# PROVIDED DATA
========
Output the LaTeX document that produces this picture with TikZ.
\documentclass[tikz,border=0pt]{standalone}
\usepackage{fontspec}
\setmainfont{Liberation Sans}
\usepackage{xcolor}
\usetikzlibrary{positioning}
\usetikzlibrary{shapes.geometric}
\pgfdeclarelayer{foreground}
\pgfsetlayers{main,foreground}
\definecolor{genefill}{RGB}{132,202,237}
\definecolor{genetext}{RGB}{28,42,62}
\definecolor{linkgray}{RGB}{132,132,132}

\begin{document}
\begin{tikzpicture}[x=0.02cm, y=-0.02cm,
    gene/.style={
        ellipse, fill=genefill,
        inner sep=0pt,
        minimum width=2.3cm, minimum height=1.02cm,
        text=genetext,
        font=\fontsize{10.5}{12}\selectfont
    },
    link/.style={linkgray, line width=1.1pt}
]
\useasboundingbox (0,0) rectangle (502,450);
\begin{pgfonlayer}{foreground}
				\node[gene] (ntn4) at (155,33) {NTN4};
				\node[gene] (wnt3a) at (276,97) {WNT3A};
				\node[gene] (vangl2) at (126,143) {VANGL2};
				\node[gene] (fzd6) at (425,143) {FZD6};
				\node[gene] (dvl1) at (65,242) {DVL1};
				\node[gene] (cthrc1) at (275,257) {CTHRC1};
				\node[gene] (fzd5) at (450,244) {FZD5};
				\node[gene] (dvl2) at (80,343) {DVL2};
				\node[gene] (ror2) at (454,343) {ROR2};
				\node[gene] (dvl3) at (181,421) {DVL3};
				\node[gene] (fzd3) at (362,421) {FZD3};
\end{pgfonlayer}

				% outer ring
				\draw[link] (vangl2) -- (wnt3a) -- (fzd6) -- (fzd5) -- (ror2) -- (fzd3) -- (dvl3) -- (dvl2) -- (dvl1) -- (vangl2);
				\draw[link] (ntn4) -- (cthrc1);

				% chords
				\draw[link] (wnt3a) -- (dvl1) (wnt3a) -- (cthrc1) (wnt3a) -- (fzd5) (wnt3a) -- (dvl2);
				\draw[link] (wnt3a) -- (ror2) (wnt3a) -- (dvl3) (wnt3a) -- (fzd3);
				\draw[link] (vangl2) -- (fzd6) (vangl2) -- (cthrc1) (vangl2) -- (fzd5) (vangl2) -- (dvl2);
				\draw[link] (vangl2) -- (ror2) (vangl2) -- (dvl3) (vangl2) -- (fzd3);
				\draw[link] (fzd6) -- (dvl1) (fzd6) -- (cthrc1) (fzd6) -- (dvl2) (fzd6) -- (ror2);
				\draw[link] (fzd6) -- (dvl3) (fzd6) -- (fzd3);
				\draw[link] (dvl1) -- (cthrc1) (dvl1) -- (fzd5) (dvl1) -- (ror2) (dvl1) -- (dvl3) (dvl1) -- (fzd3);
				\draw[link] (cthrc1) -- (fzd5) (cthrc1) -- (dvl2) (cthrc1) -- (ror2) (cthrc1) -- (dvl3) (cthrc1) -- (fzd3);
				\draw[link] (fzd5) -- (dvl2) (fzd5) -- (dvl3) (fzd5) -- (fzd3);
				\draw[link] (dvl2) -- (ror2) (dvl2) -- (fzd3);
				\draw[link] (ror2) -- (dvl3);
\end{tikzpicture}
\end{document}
========
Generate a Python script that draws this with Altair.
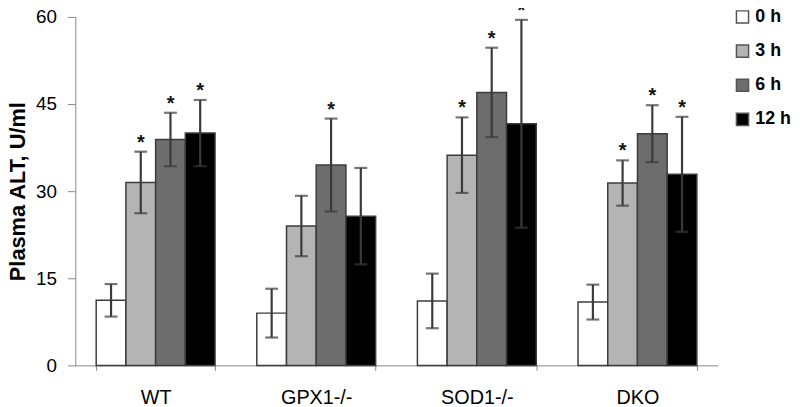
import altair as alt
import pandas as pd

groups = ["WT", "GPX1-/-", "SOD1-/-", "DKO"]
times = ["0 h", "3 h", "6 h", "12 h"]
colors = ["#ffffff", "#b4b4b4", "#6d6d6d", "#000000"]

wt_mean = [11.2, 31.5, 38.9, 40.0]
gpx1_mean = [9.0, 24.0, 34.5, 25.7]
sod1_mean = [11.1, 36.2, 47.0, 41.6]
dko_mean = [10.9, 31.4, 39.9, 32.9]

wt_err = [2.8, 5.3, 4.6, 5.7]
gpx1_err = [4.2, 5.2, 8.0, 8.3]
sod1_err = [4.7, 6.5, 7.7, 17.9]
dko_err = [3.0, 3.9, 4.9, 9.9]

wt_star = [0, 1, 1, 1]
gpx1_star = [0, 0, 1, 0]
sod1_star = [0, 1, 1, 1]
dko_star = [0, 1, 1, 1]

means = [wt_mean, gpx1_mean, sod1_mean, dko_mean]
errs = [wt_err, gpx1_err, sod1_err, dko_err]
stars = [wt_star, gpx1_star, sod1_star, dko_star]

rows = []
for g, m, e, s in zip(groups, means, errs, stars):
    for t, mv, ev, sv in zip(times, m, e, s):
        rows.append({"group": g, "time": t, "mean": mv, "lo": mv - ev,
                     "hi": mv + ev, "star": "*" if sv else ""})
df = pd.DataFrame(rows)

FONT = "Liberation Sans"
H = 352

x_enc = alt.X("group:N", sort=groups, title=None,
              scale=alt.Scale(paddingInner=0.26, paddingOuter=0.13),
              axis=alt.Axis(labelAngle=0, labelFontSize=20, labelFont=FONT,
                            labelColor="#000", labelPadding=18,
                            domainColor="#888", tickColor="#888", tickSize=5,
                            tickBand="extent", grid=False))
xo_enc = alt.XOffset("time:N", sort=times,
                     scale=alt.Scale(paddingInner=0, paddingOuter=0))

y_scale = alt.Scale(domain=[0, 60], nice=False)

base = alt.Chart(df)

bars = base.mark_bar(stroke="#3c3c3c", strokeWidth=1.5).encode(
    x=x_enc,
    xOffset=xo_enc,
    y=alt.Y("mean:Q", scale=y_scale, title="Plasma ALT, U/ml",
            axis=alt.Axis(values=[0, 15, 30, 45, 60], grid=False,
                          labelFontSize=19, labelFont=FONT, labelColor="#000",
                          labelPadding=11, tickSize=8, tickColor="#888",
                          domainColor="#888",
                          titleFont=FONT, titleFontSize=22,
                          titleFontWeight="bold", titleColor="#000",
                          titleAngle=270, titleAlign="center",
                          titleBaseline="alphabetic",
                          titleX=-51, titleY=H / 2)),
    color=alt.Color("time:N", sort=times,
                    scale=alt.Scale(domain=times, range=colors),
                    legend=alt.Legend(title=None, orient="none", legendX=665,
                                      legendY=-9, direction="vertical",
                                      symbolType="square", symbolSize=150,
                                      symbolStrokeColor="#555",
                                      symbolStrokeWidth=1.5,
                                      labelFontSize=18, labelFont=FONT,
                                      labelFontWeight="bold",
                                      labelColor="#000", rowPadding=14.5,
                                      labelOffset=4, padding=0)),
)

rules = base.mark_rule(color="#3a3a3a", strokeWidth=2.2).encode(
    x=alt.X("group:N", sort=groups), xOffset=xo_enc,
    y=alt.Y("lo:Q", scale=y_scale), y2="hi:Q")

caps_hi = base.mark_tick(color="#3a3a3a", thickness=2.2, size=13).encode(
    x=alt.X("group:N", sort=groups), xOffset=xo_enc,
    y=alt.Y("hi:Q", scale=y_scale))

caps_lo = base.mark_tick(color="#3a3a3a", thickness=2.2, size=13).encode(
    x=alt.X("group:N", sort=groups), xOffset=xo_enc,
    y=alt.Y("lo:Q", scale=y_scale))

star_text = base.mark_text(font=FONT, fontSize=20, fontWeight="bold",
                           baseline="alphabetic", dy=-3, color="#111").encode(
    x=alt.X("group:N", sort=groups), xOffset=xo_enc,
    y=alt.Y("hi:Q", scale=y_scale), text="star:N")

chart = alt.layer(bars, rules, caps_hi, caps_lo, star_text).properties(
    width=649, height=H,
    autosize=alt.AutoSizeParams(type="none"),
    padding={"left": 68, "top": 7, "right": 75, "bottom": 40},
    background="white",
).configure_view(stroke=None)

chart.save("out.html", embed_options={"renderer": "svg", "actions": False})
========
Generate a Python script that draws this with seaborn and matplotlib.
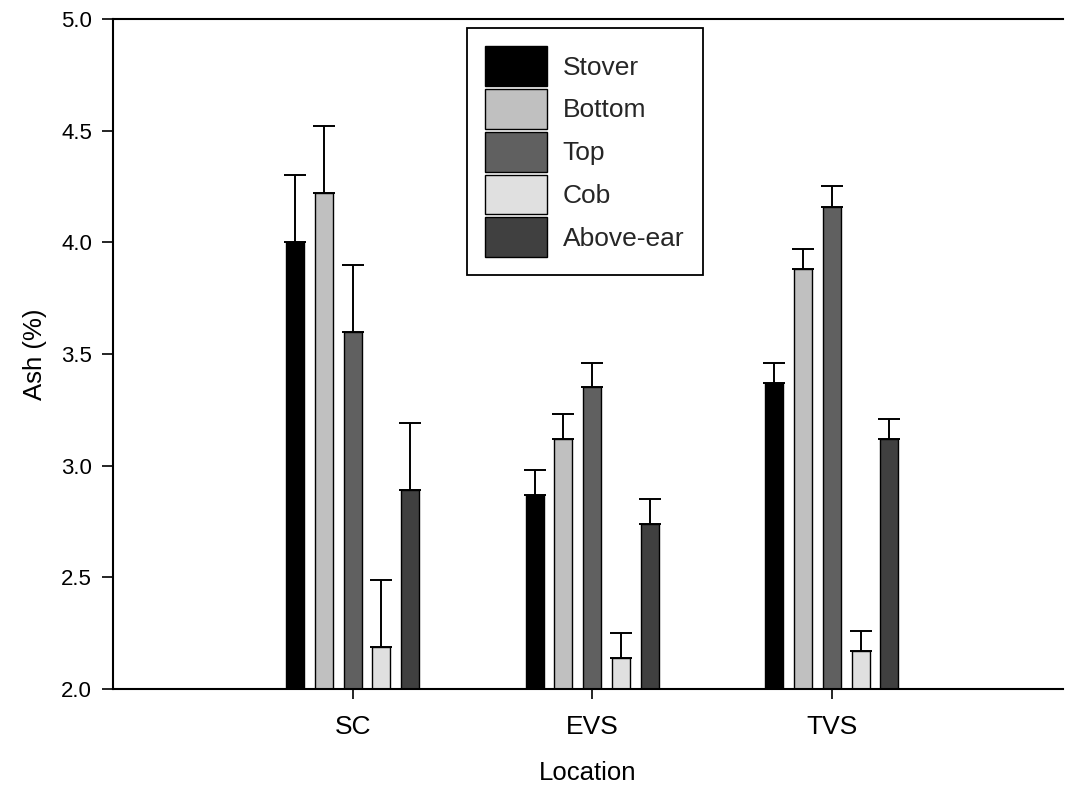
========
Leave the pictures out and print, exactly as written, every line from the one holding "Generate a Python script that draws this with Altair." down to the one holding "dko_err = [3.0, 3.9, 4.9, 9.9]", both of those included.

# REPLY
Generate a Python script that draws this with Altair.
import altair as alt
import pandas as pd

groups = ["WT", "GPX1-/-", "SOD1-/-", "DKO"]
times = ["0 h", "3 h", "6 h", "12 h"]
colors = ["#ffffff", "#b4b4b4", "#6d6d6d", "#000000"]

wt_mean = [11.2, 31.5, 38.9, 40.0]
gpx1_mean = [9.0, 24.0, 34.5, 25.7]
sod1_mean = [11.1, 36.2, 47.0, 41.6]
dko_mean = [10.9, 31.4, 39.9, 32.9]

wt_err = [2.8, 5.3, 4.6, 5.7]
gpx1_err = [4.2, 5.2, 8.0, 8.3]
sod1_err = [4.7, 6.5, 7.7, 17.9]
dko_err = [3.0, 3.9, 4.9, 9.9]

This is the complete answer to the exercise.